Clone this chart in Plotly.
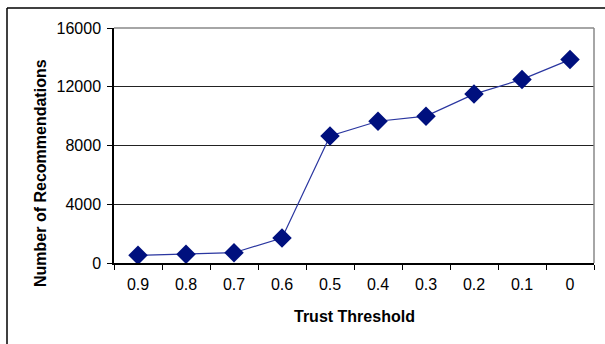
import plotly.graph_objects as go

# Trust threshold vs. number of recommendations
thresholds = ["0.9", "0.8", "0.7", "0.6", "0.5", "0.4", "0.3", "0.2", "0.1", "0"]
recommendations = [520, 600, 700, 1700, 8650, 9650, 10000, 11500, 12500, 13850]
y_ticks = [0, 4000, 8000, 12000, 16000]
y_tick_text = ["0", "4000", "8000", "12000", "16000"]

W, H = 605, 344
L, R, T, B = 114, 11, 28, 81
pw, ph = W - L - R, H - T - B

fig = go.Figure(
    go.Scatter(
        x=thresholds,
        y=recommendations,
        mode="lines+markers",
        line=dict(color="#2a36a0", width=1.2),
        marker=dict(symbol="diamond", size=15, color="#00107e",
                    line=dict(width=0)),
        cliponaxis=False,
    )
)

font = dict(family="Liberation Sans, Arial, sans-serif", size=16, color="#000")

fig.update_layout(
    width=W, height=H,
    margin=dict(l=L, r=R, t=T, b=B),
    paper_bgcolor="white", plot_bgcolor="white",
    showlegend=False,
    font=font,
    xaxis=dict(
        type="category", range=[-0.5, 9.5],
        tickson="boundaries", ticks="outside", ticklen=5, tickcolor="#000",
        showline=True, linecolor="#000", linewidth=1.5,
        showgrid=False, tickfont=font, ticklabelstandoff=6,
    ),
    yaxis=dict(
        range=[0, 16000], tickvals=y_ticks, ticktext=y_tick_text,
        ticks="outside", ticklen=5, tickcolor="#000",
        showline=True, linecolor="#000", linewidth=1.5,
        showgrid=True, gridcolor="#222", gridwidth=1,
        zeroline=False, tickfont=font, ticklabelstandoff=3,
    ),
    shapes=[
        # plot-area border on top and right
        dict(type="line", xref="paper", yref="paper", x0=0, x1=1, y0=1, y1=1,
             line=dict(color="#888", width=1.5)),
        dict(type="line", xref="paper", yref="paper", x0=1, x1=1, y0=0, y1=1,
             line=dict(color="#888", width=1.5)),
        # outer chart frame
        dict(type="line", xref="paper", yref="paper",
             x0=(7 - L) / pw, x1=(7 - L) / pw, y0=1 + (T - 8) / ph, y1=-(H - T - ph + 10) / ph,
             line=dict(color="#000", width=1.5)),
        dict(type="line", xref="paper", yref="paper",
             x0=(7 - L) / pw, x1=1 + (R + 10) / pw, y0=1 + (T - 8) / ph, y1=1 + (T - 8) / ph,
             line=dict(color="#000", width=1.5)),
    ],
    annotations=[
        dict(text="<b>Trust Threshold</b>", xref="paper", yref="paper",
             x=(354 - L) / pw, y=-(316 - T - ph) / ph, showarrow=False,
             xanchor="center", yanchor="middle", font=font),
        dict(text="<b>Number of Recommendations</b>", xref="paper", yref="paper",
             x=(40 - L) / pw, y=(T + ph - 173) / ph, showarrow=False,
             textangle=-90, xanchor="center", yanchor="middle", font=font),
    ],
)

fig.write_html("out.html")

+---+

**STATED TASK**
Quote everything in the listing above exactly; pictures are the only thing to omit.

**RESPONSE TO THE TASK**
Clone this chart in Plotly.
import plotly.graph_objects as go

# Trust threshold vs. number of recommendations
thresholds = ["0.9", "0.8", "0.7", "0.6", "0.5", "0.4", "0.3", "0.2", "0.1", "0"]
recommendations = [520, 600, 700, 1700, 8650, 9650, 10000, 11500, 12500, 13850]
y_ticks = [0, 4000, 8000, 12000, 16000]
y_tick_text = ["0", "4000", "8000", "12000", "16000"]

W, H = 605, 344
L, R, T, B = 114, 11, 28, 81
pw, ph = W - L - R, H - T - B

fig = go.Figure(
    go.Scatter(
        x=thresholds,
        y=recommendations,
        mode="lines+markers",
        line=dict(color="#2a36a0", width=1.2),
        marker=dict(symbol="diamond", size=15, color="#00107e",
                    line=dict(width=0)),
        cliponaxis=False,
    )
)

font = dict(family="Liberation Sans, Arial, sans-serif", size=16, color="#000")

fig.update_layout(
    width=W, height=H,
    margin=dict(l=L, r=R, t=T, b=B),
    paper_bgcolor="white", plot_bgcolor="white",
    showlegend=False,
    font=font,
    xaxis=dict(
        type="category", range=[-0.5, 9.5],
        tickson="boundaries", ticks="outside", ticklen=5, tickcolor="#000",
        showline=True, linecolor="#000", linewidth=1.5,
        showgrid=False, tickfont=font, ticklabelstandoff=6,
    ),
    yaxis=dict(
        range=[0, 16000], tickvals=y_ticks, ticktext=y_tick_text,
        ticks="outside", ticklen=5, tickcolor="#000",
        showline=True, linecolor="#000", linewidth=1.5,
        showgrid=True, gridcolor="#222", gridwidth=1,
        zeroline=False, tickfont=font, ticklabelstandoff=3,
    ),
    shapes=[
        # plot-area border on top and right
        dict(type="line", xref="paper", yref="paper", x0=0, x1=1, y0=1, y1=1,
             line=dict(color="#888", width=1.5)),
        dict(type="line", xref="paper", yref="paper", x0=1, x1=1, y0=0, y1=1,
             line=dict(color="#888", width=1.5)),
        # outer chart frame
        dict(type="line", xref="paper", yref="paper",
             x0=(7 - L) / pw, x1=(7 - L) / pw, y0=1 + (T - 8) / ph, y1=-(H - T - ph + 10) / ph,
             line=dict(color="#000", width=1.5)),
        dict(type="line", xref="paper", yref="paper",
             x0=(7 - L) / pw, x1=1 + (R + 10) / pw, y0=1 + (T - 8) / ph, y1=1 + (T - 8) / ph,
             line=dict(color="#000", width=1.5)),
    ],
    annotations=[
        dict(text="<b>Trust Threshold</b>", xref="paper", yref="paper",
             x=(354 - L) / pw, y=-(316 - T - ph) / ph, showarrow=False,
             xanchor="center", yanchor="middle", font=font),
        dict(text="<b>Number of Recommendations</b>", xref="paper", yref="paper",
             x=(40 - L) / pw, y=(T + ph - 173) / ph, showarrow=False,
             textangle=-90, xanchor="center", yanchor="middle", font=font),
    ],
)

fig.write_html("out.html")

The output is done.